The TV cast reunited for a pair of TV films on NBC: Father Knows Best Reunion on May 15, 1977, and Father Knows Best: Home for Christmas on December 18, 1977. In the 17 years since the series had ended, the characters of Betty and Bud had both married and had families of their own. Betty was the widowed mother of two girls, Jenny (Cari Anne Warder) and Ellen (Kyle Richards), while Bud and his wife Jean (Susan Adams) were the parents of a son, Robert "Robby" (Christopher Gardner). Kathy had become engaged to a doctor, Jason Harper (Hal England).

==Home media==
Shout! Factory has released all six seasons of Father Knows Best on DVD in Region 1. Season 5 and 6 were released as Shout! Select titles, available exclusively through their online store. Season 5 was re-released on April 11, 2017. Season 6 was re-released on July 18, 2017.

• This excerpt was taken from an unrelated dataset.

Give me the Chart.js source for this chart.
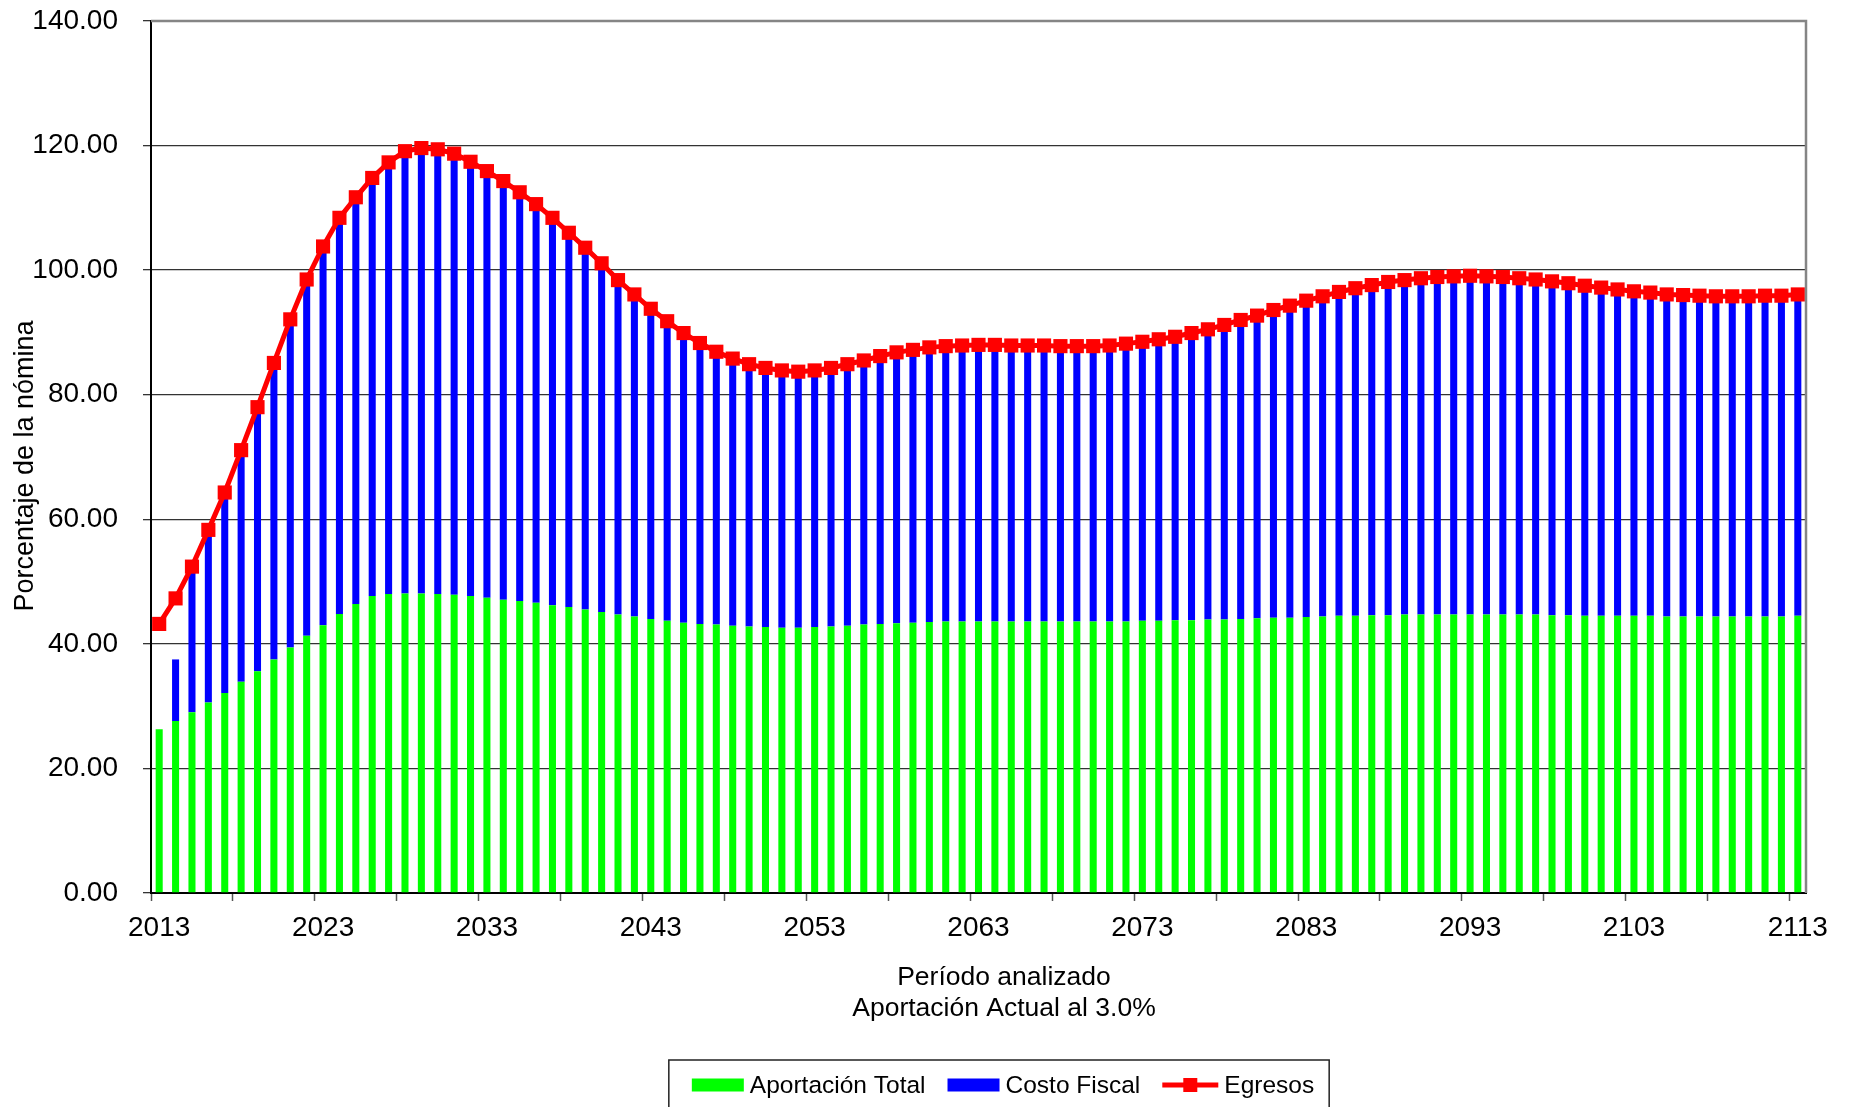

In Region 4, Madman Entertainment has released the first two seasons on DVD in Australia.

| DVD name | Ep# | Release date |
|---|---|---|
| Season One | 26 | April 1, 2008 |
| Season Two | 37 | November 11, 2008 |
| Season Three | 37 | June 9, 2009 |
| Season Four | 33 | March 23, 2010 |
| Season Five | 38 | August 17, 2010† April 11, 2017 (re-release) |
| Season Six | 32 | April 19, 2011† July 18, 2017 (re-release) |

 – Shout! Factory Exclusives title, sold exclusively through Shout's online store

==Homages==
- In a September 2010 episode of the CBS daytime television series The Young and the Restless, newlyweds Billy and Victoria Abbott (portrayed by Billy Miller and Amelia Heinle, respectively) buy a house (exterior located on old Columbia Movie Ranch that was actually used in Father Knows Best and I Dream of Jeannie) that replicates the interior of the Anderson home on a sound stage. They watch Father Knows Best on DVD and often call each other "Jim" and "Margaret." At her wedding, which takes place in the house, Victoria chooses a 1950s-style white dress. Judge Anderson, the minister who marries the couple, was played by Donahue.
- The town of Springfield in The Simpsons is named after the Springfield in Father Knows Best.

==Nielsen ratings==
The series finished in the Nielsen ratings at No. 25 for the 1957–1958 season, No. 14 for 1958–1959 and No. 6 for 1959–1960.

==Syndication==
Father Knows Best aired in the 1980s on Superstation WTBS and from 1986 to 1993 on The Family Channel. The show also aired on TV Land from 1998 to 1999 and 2002–2004. Reruns of Father Knows Best have aired on Antenna TV as part of that channel's regular programming schedule from January 3, 2011 to December 31, 2025, and it also aired weekday afternoons on digital subchannel ME-TOO in Chicago. Father Knows Best previously broadcast weekday mornings on FETV, GAC Family (now Great American Family) and GAC Living (now Great American Living). It is also available for free streaming on the Vudu and Amazon Prime Video services.

==Film adaptation==
In March 1994, Larry McMurtry and Diana Ossana were developing a dramatic adaptation of Father Knows Best for Universal Pictures. In July 2000, it was reported Paramount Pictures and Nickelodeon Movies were developing a new adaptation of the series that would be more light-hearted in comparison to McMurtry and Ossana's attempt. The plot for the project involving a child entering his father in a "father of the year" contest which the father would discover he won because his son lied about several aspects on the application. The father would initially be determined to tell the truth, until he falls in love with the woman officiating the contest forcing him to adhere to his son's lies and play the role of the "perfect father". Bob Hilgenberg and Rob Muir had written the draft as a possible vehicle for Tim Allen.